* Written request *
Produce an exact copy of the lines below that run from the line containing "Write a Python" to the line containing "import matplotlib.transforms as mtransforms", inclusive; any picture is omitted.

* Data to process *
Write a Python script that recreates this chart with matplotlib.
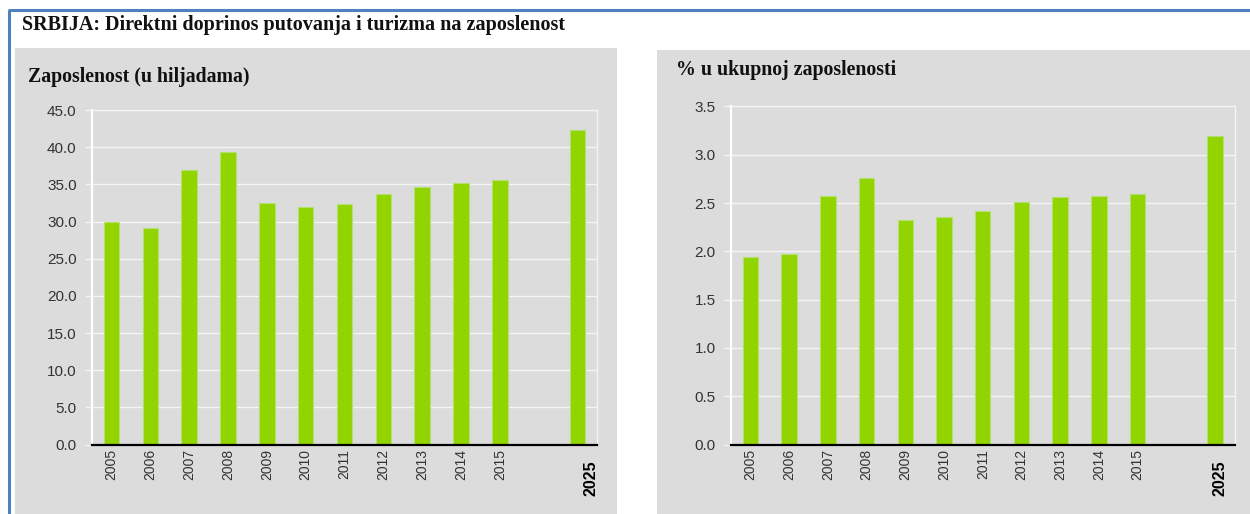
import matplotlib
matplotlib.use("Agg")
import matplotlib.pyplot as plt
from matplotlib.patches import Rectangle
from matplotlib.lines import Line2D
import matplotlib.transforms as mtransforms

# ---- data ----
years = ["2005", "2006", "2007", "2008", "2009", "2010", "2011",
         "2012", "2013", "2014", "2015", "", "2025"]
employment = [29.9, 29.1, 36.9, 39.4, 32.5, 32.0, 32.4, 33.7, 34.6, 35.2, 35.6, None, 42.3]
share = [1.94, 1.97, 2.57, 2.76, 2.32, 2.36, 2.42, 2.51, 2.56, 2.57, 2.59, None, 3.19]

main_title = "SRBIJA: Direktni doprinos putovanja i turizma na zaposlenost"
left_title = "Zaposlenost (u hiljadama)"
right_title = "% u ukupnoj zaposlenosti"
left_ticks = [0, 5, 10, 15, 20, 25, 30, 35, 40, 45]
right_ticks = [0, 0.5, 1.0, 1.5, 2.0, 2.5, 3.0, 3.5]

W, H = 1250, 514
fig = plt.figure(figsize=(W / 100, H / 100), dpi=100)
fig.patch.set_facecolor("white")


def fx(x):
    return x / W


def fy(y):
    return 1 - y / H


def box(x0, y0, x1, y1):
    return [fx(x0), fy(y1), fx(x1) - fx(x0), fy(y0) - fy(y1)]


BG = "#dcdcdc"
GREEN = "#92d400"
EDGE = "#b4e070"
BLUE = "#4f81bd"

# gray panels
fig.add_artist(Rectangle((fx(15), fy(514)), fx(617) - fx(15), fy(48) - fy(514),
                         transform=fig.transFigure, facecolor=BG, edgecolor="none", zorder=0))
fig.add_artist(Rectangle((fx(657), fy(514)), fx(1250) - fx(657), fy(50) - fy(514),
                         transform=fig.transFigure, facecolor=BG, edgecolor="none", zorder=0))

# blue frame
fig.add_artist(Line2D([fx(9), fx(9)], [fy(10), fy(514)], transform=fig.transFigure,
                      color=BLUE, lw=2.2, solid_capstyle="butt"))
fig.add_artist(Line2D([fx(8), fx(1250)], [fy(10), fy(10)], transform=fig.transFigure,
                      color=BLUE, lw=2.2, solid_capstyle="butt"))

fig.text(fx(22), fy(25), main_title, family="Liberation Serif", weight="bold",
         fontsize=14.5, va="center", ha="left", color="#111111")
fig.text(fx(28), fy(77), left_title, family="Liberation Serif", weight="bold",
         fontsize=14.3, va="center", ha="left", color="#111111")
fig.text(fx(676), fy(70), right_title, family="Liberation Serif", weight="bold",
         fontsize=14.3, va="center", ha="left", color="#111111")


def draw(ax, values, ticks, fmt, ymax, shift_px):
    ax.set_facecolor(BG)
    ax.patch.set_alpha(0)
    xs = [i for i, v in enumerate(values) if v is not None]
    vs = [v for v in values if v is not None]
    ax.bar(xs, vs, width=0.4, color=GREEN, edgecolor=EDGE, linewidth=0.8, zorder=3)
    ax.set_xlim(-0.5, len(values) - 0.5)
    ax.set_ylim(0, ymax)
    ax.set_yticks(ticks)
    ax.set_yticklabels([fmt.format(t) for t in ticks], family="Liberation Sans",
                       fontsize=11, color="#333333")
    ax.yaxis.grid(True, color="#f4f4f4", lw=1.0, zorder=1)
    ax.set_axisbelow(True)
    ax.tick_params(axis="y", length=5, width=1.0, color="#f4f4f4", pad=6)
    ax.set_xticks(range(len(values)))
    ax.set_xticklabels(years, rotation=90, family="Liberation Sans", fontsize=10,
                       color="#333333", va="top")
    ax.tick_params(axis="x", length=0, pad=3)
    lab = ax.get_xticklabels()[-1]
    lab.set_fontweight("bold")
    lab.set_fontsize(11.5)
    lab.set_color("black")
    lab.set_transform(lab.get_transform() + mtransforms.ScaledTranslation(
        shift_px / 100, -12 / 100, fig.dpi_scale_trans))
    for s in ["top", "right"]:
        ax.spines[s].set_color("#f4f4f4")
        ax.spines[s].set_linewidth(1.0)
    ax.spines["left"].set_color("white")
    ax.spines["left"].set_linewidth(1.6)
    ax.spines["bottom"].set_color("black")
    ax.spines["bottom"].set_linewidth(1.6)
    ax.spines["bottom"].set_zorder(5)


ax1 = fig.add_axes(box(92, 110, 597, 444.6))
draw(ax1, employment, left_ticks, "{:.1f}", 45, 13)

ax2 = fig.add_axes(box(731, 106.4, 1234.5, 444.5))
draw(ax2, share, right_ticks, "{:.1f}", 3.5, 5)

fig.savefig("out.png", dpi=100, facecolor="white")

==

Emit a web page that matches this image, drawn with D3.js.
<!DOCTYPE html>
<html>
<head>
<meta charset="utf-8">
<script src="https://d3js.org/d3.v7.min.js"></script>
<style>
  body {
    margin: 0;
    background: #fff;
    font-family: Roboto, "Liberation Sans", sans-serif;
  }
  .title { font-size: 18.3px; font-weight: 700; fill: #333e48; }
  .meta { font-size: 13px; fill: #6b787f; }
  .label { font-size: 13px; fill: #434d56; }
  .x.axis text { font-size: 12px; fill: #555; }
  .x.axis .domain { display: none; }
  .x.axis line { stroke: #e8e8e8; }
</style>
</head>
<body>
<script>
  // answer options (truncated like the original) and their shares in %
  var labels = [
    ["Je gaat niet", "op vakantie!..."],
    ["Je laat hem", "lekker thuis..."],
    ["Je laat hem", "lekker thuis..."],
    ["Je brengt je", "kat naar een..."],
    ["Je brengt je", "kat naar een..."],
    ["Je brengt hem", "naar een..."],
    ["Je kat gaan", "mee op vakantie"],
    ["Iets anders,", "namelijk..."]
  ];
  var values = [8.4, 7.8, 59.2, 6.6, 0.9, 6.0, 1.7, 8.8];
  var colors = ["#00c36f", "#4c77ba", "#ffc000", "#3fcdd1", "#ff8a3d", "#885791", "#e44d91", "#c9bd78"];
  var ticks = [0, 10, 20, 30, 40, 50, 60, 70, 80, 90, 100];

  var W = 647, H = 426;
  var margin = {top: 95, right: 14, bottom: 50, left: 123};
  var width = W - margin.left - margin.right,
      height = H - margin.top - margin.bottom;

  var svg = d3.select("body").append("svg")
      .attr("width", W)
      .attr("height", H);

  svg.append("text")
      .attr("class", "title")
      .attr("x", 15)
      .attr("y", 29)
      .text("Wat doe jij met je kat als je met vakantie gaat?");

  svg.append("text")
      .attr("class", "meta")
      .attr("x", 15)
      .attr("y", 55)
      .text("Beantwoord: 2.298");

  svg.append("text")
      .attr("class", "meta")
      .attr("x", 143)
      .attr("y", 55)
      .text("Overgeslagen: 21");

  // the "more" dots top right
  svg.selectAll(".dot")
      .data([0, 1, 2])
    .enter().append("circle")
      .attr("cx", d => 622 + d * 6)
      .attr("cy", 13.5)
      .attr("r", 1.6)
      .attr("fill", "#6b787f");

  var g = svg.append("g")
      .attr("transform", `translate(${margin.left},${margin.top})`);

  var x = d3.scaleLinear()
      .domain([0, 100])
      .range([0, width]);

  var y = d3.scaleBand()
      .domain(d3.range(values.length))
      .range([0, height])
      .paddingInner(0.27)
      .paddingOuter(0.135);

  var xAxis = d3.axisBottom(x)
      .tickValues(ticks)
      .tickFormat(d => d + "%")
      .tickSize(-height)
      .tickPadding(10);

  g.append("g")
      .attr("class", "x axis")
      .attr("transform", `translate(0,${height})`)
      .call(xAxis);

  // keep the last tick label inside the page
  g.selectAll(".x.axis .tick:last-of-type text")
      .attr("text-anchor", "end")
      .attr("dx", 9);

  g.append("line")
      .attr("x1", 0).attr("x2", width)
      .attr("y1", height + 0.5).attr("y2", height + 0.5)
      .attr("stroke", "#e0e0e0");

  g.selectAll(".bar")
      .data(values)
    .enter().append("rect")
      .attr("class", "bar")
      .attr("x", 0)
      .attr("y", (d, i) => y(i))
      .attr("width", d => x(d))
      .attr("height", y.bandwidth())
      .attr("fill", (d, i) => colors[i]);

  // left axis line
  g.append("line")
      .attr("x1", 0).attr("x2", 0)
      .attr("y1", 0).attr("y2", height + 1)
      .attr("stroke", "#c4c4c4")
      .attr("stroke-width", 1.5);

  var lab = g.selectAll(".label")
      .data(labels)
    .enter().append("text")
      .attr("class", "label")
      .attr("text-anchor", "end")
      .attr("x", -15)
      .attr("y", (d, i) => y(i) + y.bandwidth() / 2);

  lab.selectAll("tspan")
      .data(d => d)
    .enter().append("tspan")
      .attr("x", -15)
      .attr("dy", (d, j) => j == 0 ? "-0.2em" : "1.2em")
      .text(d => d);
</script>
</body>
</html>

* Solution to the problem *
Write a Python script that recreates this chart with matplotlib.
import matplotlib
matplotlib.use("Agg")
import matplotlib.pyplot as plt
from matplotlib.patches import Rectangle
from matplotlib.lines import Line2D
import matplotlib.transforms as mtransforms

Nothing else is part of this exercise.